Typical hidden state sizes are in the range $100$–$200$, memory iterations $T_M$ up to $5$, and pre-trained GloVe embeddings are fine-tuned in learning (Kumar et al., 2015). Variant models utilize SGD or other optimizers as explained in experimental sections (Deng et al., 2019). Hyperparameters in few-shot settings include distinct embedding dimensions for different positional and lexical features (Deng et al., 2019).

6. Empirical Findings

DMN and its variants achieve strong empirical results across various domains:

bAbI QA (textual QA; 20 tasks): DMN passes 18/20 tasks (≥95% accuracy, mean 93.6%), surpassing the original Memory Network (MemNN) (Kumar et al., 2015).
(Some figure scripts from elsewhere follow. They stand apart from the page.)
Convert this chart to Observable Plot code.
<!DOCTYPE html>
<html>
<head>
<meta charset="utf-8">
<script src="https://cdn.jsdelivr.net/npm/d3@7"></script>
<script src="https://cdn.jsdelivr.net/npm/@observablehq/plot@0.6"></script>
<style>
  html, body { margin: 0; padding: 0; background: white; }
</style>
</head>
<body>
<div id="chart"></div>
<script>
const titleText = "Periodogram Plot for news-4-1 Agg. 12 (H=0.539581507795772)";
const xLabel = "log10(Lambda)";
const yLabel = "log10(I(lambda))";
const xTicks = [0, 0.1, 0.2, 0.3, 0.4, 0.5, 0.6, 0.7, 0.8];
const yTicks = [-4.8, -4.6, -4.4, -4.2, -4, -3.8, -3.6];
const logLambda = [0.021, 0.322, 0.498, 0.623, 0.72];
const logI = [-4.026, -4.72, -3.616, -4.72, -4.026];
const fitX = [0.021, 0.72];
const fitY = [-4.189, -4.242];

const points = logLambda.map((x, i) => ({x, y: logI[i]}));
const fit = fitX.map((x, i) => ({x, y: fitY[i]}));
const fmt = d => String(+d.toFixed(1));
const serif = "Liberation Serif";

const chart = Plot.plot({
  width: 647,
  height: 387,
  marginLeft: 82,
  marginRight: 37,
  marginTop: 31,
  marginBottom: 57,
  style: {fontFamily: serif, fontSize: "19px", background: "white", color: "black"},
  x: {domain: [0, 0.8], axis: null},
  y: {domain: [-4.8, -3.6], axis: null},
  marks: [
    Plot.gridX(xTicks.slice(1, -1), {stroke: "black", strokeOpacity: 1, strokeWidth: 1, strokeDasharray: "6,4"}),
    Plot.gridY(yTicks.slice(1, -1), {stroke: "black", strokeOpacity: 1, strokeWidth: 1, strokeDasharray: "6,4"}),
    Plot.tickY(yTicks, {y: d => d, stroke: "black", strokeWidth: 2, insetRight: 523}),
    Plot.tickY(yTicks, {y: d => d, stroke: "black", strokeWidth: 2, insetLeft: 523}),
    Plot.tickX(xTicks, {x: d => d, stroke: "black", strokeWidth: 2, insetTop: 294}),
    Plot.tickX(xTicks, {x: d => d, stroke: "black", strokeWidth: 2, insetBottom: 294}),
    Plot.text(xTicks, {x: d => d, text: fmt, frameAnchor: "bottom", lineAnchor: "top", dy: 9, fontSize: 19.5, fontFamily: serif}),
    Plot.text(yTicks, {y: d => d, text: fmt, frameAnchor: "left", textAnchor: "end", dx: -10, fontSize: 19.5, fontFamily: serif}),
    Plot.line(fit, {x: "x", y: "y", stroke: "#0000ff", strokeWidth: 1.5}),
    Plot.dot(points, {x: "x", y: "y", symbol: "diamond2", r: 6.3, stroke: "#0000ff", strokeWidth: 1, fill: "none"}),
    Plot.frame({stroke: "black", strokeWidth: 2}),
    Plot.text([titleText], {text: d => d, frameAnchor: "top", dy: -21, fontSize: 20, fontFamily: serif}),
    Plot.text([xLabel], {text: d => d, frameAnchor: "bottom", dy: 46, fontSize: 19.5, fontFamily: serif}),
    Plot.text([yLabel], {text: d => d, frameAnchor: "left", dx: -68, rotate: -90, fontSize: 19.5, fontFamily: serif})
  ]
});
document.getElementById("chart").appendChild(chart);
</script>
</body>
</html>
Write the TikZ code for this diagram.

DMTN (with tensor attention) passes 16/20 in the weakly-supervised 1K bAbI setup, an 80% improvement over baseline DMN (Ramachandran et al., 2017). DMN+ reaches mean error 2.8% on bAbI-10k, outperforming prior end-to-end networks (Xiong et al., 2016).
Stanford Sentiment Treebank: DMN attains 88.6% in binary and 52.1% in fine-grained classification (prev. bests: 88.1% CNN, 51.0% CT-LSTM) (Kumar et al., 2015).
WSJ Penn Treebank (POS tagging): Single DMN reaches 97.56% accuracy, matching or exceeding previous best (Kumar et al., 2015).
Visual Question Answering (VQA): DMN+ records test-dev overall accuracy 60.3%, compared to 58.7% for prior stacked attention networks; it captures spatially precise visual focuses (Xiong et al., 2016).
Few-Shot Event Detection: DMB-PN (with DMN) produces robust class prototypes and sentence encodings, outperforming baseline prototypical and matching network approaches in low-data regimes (Deng et al., 2019).
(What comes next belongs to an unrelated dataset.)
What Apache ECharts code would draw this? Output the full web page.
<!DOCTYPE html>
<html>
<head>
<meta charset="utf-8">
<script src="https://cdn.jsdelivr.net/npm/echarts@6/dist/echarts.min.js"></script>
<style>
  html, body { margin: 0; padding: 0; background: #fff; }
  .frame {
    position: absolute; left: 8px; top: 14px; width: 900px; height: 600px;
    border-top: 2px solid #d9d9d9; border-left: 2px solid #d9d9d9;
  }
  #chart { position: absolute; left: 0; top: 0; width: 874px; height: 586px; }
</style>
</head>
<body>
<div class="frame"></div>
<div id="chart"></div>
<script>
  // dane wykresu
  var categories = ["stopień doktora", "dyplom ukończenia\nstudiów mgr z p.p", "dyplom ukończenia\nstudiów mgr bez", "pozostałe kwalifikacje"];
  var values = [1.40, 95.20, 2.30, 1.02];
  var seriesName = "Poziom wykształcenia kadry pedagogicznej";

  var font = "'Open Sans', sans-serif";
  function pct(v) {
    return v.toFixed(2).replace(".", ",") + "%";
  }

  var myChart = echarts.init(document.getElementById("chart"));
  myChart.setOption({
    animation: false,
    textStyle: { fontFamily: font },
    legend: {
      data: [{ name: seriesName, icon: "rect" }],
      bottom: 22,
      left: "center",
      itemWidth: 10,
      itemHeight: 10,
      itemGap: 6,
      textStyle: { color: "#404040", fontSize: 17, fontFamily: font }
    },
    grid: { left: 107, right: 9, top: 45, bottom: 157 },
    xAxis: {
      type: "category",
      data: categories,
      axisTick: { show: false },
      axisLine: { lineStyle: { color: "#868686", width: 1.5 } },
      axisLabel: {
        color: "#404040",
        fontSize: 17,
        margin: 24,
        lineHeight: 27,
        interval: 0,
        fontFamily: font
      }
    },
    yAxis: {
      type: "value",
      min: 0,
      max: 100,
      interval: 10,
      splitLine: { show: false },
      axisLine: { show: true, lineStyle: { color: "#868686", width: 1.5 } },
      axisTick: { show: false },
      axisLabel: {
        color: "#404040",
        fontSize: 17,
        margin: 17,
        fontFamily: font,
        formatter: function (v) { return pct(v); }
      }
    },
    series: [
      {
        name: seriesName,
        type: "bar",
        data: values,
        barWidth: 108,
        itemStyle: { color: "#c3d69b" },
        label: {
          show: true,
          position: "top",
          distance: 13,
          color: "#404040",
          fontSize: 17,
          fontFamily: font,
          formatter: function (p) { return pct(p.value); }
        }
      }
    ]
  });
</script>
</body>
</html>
In all reported settings, a single DMN model architecture, with minimal task-specific adaptation (preprocessing or answer module), attains or surpasses state-of-the-art performance on diverse NLP and VQA tasks (Kumar et al., 2015, Xiong et al., 2016).
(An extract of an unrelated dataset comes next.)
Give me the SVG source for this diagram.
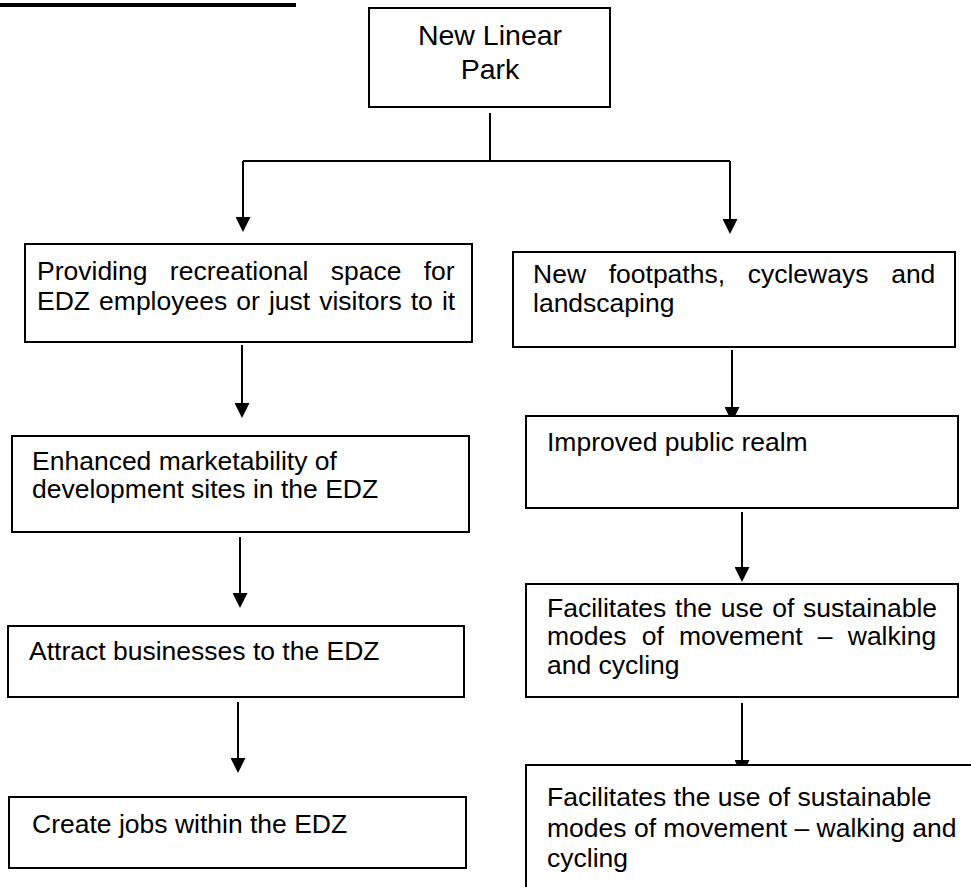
<svg xmlns="http://www.w3.org/2000/svg" width="971" height="887" viewBox="0 0 971 887">
<style>
.box{fill:#fff;stroke:#000;stroke-width:2}
.t{font-family:"Liberation Sans",Arial,sans-serif;font-size:26.5px;fill:#000}
.c{fill:none;stroke:#000;stroke-width:2}
</style>
<defs>
<marker id="ah" viewBox="0 0 15 15" refX="7" refY="7.5" markerWidth="15" markerHeight="15" markerUnits="userSpaceOnUse" orient="auto">
<path d="M0,0 L15,7.5 L0,15 z" fill="#000"/>
</marker>
</defs>
<rect x="0" y="3" width="296" height="4" fill="#000"/>
<g id="connectors">
<path class="c" d="M490,113 V161"/>
<path class="c" d="M243,161 H730"/>
<path class="c" d="M243,161 V224" marker-end="url(#ah)"/>
<path class="c" d="M730,161 V226" marker-end="url(#ah)"/>
<path class="c" d="M242,345 V410" marker-end="url(#ah)"/>
<path class="c" d="M240,537 V600" marker-end="url(#ah)"/>
<path class="c" d="M238,702 V765" marker-end="url(#ah)"/>
<path class="c" d="M732,350 V414" marker-end="url(#ah)"/>
<path class="c" d="M742,512 V574" marker-end="url(#ah)"/>
<path class="c" d="M742,703 V767" marker-end="url(#ah)"/>
</g>
<g id="park">
<rect class="box" x="369" y="8" width="241" height="99"/>
<text class="t" x="490" y="45" text-anchor="middle" style="font-size:28.5px">New Linear</text>
<text class="t" x="490" y="79" text-anchor="middle" style="font-size:28.5px">Park</text>
</g>
<g id="recreational">
<rect class="box" x="25" y="244" width="447" height="98"/>
<text class="t" x="37" y="280" word-spacing="15">Providing recreational space for</text>
<text class="t" x="37" y="310" word-spacing="1.7">EDZ employees or just visitors to it</text>
</g>
<g id="footpaths">
<rect class="box" x="513" y="252" width="442" height="95"/>
<text class="t" x="533" y="283" word-spacing="15.3">New footpaths, cycleways and</text>
<text class="t" x="533" y="312">landscaping</text>
</g>
<g id="marketability">
<rect class="box" x="12" y="436" width="457" height="96"/>
<text class="t" x="32" y="470">Enhanced marketability of</text>
<text class="t" x="32" y="498">development sites in the EDZ</text>
</g>
<g id="realm">
<rect class="box" x="526" y="416" width="432" height="92"/>
<text class="t" x="547" y="451">Improved public realm</text>
</g>
<g id="businesses">
<rect class="box" x="8" y="626" width="456" height="71"/>
<text class="t" x="29" y="660">Attract businesses to the EDZ</text>
</g>
<g id="sustainable1">
<rect class="box" x="526" y="584" width="432" height="113"/>
<text class="t" x="547" y="617" word-spacing="1.4">Facilitates the use of sustainable</text>
<text class="t" x="547" y="645" word-spacing="7.8">modes of movement – walking</text>
<text class="t" x="547" y="674">and cycling</text>
</g>
<g id="jobs">
<rect class="box" x="9" y="797" width="457" height="71"/>
<text class="t" x="32" y="833">Create jobs within the EDZ</text>
</g>
<g id="sustainable2">
<rect class="box" x="526" y="765" width="500" height="200"/>
<text class="t" x="547" y="806">Facilitates the use of sustainable</text>
<text class="t" x="547" y="836.5">modes of movement – walking and</text>
<text class="t" x="547" y="867">cycling</text>
</g>
</svg>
7. Limitations and Future Directions

Proposed limitations and directions include:

Computational Complexity: Episodic memory and tensor-based attention increase compute and parameter cost, particularly for multiway tensor contractions. For tractability, DMTN restricts to two-way tensor interactions and limits slice counts $K$ (Ramachandran et al., 2017).
Supervision Requirements: While DMN can function without supporting-fact supervision, richer attention mechanisms benefit from labeled attention (where available), and weak supervision remains challenging for certain tasks.
Expressivity versus Scalability: Bidirectional fusions and attention-gated recurrence offer improved reasoning, yet further developments in scalable sparse or hard attention are being explored (Xiong et al., 2016).
Extending Modalities: Future adaptations target video QA and multimodal dialog, aiming to leverage iterative memory capabilities for joint textual/visual or broader input types (Xiong et al., 2016).
Meta-Learning Regimes: Leveraging DMN multi-hop mechanisms within meta-learning frameworks improves robustness under sample scarcity, a trend expected to continue for structured event extraction and few-shot learning (Deng et al., 2019).

A plausible implication is that optimizing the trade-off between flexible memory composition and computational efficiency will continue to motivate architectural innovation in DMN-inspired systems.